Le grand jeu du mensonge

L’écrivain Kafka aurait abordé en 1923 une petite fille qui pleurait dans le parc de Stegliz à Berlin. Elle avait perdu sa poupée. Pour la rassurer, il lui expliqua qu’elle était partie en voyage. Et, pour rendre son histoire plus crédible, il écrivit les lettres qu’elle aurait envoyées à la petite fille au cours de son périple à l’étranger. Une quantité de lettres aujourd’hui disparues. Mythe ou réalité ? Peu importe. Fabrice Colin dans son nouveau roman n’hésite pas à écrire une suite à cette légende littéraire.

Abel Spieler, l’un des protagonistes, est universitaire à la Sorbonne et spécialiste de l’écrivain praguois. Pessimiste forcené, il ne croit pas au bonheur et s’accroche à la vie au travers des fantômes qu’il côtoie. Obsédé par ses lectures qui lui permettent d’affronter le réel, il rêve de retrouver les lettres de la poupée, et impose tyranniquement sa vision malheureuse du monde à sa femme et à sa fille Julie. Dans la famille, cohabitation rime avec solitude, absence de réelle communication.

Tous les premiers chapitres du roman sont comme autant de tableaux différents de l’enfance et de la jeunesse de Julie. Malgré sa relation difficile avec son père, faite d’incompréhension et de rendez-vous manqués, elle l’aime et affronte elle aussi le poids du quotidien en partant sur les traces de Kafka et de ses écrits inédits : du Quartier latin à Prague, de Prague à Berlin, elle invente sa quête du Graal, qui devient tour à tour obsession, espoir, réconfort. Résoudre ce mystère constitue un cadeau à venir pour son père, et le «symptôme» d’une possible réconciliation. Bientôt, elle retrouve Else Fechtenberg, qui serait la fameuse fillette de la poupée, tant recherchée.

Si dans la première moitié du récit le cadre initial est trop long à s’installer, le roman décolle au moment de cette rencontre. Les deux femmes s’installent à Saint-Gervais au milieu des montagnes enneigées, et Abel ne tarde pas à les y rejoindre. Peu importe les malentendus, les maladresses, les silences : le «grand jeu du mensonge» et de la narration permet de vivre avec ses rêves et de surmonter ses désillusions. Et puis, devant l’immensité de la glace, du vent et du soleil, chacun cesse d’être enfermé dans son secret. Le chalet devient un possible lieu de fiction et d’invention, mais aussi de discussion et de révélation.

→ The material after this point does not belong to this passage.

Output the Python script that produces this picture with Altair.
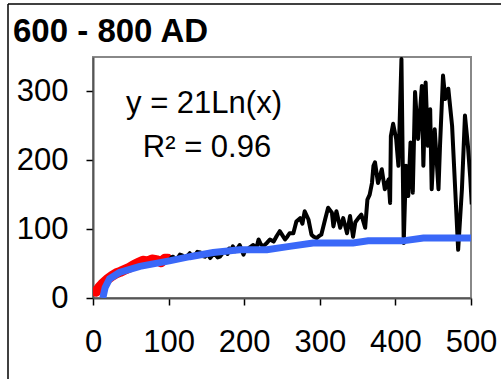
import altair as alt
import pandas as pd

# ---- data ----
red_x = [4, 8, 12, 16, 20, 25, 31, 36, 42, 48, 54, 60, 66, 72, 78, 84, 90, 95, 99]
red_y = [9, 15, 20, 24, 28, 32, 36, 38, 41, 44, 48, 51, 54, 53, 56, 55, 52, 57, 57]

black_x = [101, 104, 106, 109, 112, 115, 118, 121, 124, 128, 131, 135, 138, 142, 145,
           148, 152, 155, 158, 162, 165, 168, 172, 175, 178, 180, 183, 185, 188,
           190, 194, 197, 199, 202, 204, 208, 212, 216, 219, 222, 225, 230, 234, 239, 243,
           247, 250, 254, 257, 260, 265, 269, 274, 277, 280, 285, 289, 292, 296, 299, 302,
           307, 311, 316, 318, 322, 327, 331, 336, 340, 344, 347, 351, 355, 360, 363, 366,
           369, 371, 373, 377, 382, 386, 391, 393, 394, 397, 401, 404, 408, 411, 414, 417,
           420, 423, 426, 430, 435, 437, 440, 443, 446, 448, 452, 457, 459, 463, 466, 470,
           475, 483, 488, 492, 496, 499, 501]
black_y = [55, 59, 60, 56, 58, 63, 62, 57, 60, 65, 60, 62, 67, 66, 61,
           60, 64, 58, 62, 63, 59, 60, 66, 68, 64, 72, 70, 75, 68,
           70, 77, 69, 63, 71, 70, 74, 77, 72, 85, 78, 75, 80, 85, 82, 90,
           97, 92, 85, 89, 94, 94, 111, 116, 108, 126, 114, 92, 89, 87, 90, 92,
           114, 131, 124, 104, 126, 102, 116, 94, 119, 89, 110, 116, 121, 102, 143, 150,
           167, 192, 197, 167, 187, 158, 172, 138, 235, 253, 231, 192, 347, 80, 192, 148,
           226, 153, 299, 231, 308, 192, 313, 221, 274, 158, 245, 158, 221, 323, 289, 304,
           250, 70, 158, 265, 220, 175, 136]

blue_x = [13, 16, 22, 35, 62, 101, 128, 159, 194, 230, 260, 291, 344, 364, 410, 437, 500]
blue_y = [0, 15, 28, 37, 46, 54, 60, 66, 70, 70, 75, 80, 80, 83, 83, 87, 87]

x_ticks = [0, 100, 200, 300, 400, 500]
y_ticks = [0, 50, 100, 150, 200, 250, 300, 350]

title_text = "600 - 800 AD"
eq_text = "y = 21Ln(x)"
r2_text = "R\u00b2 = 0.96"

FONT = "Liberation Sans"

red_df = pd.DataFrame({"x": red_x, "y": red_y})
black_df = pd.DataFrame({"x": black_x, "y": black_y})
blue_df = pd.DataFrame({"x": blue_x, "y": blue_y})
one = pd.DataFrame({"a": [0]})

xenc = alt.X("x:Q", scale=alt.Scale(domain=[0, 500], nice=False),
             axis=alt.Axis(values=x_ticks, title=None, grid=False, labelFontSize=31,
                           labelFont=FONT, labelColor="#000", tickSize=7, tickColor="#000",
                           tickWidth=1.5, domainColor="#555", domainWidth=2,
                           labelPadding=22, labelFlush=False))
yenc = alt.Y("y:Q", scale=alt.Scale(domain=[0, 350], nice=False),
             axis=alt.Axis(values=y_ticks, title=None, grid=False, labelFontSize=31,
                           labelFont=FONT, labelColor="#000", tickSize=7, tickColor="#000",
                           tickWidth=1.5, domainColor="#555", domainWidth=2,
                           labelPadding=18, labelFlush=False,
                           labelExpr="datum.value % 100 == 0 ? datum.label : ''"))

red = alt.Chart(red_df).mark_line(color="#ff0000", strokeWidth=10, clip=True,
                                  strokeCap="round", strokeJoin="round").encode(x=xenc, y=yenc)
black = alt.Chart(black_df).mark_line(color="#000000", strokeWidth=4, clip=True,
                                      strokeJoin="round").encode(x="x:Q", y="y:Q")
blue = alt.Chart(blue_df).mark_line(color="#3a68f8", strokeWidth=7, clip=True).encode(x="x:Q", y="y:Q")

eq = alt.Chart(one).mark_text(text=eq_text, font=FONT, fontSize=31, align="center",
                              baseline="alphabetic", color="#000").encode(
    x=alt.value(111), y=alt.value(56))
r2 = alt.Chart(one).mark_text(text=r2_text, font=FONT, fontSize=31, align="center",
                              baseline="alphabetic", color="#000").encode(
    x=alt.value(114), y=alt.value(100))
ttl = alt.Chart(one).mark_text(text=title_text, font=FONT, fontSize=33, fontWeight="bold",
                               align="left", baseline="alphabetic", color="#000").encode(
    x=alt.value(-80), y=alt.value(-15))

frame_top = alt.Chart(one).mark_rule(color="#000", strokeWidth=1.5).encode(
    x=alt.value(-85), x2=alt.value(420), y=alt.value(-53))
frame_left = alt.Chart(one).mark_rule(color="#000", strokeWidth=1.5).encode(
    x=alt.value(-85), y=alt.value(-53), y2=alt.value(330))

chart = alt.layer(red, black, blue, eq, r2, ttl, frame_top, frame_left).properties(
    width=378, height=241,
    padding={"left": 93, "top": 57, "right": 30, "bottom": 81},
    autosize=alt.AutoSizeParams(type="none"),
    background="white",
).configure_view(stroke="#888", strokeWidth=2)

chart.save("out.html", embed_options={"renderer": "svg", "actions": False})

Fabrice Colin nous tient en haleine dans un récit qui devient proche du roman policier. L’alternance des focalisations devient plus claire. Les quelques flashbacks en italiques, qui parcouraient le roman et évoquaient le passé d’Else, reprennent tout leur sens et perdent leur caractère décousu : les horreurs du siècle sont abordées avec force et justesse. La fin invite le lecteur à adopter un regard rétrospectif sur le récit, et à le relire à l’aune de l’émotion finale.

Contrairement à la mauvaise impression devant les premières pages tournées, le dénouement face au Mont blanc atteint des sommets.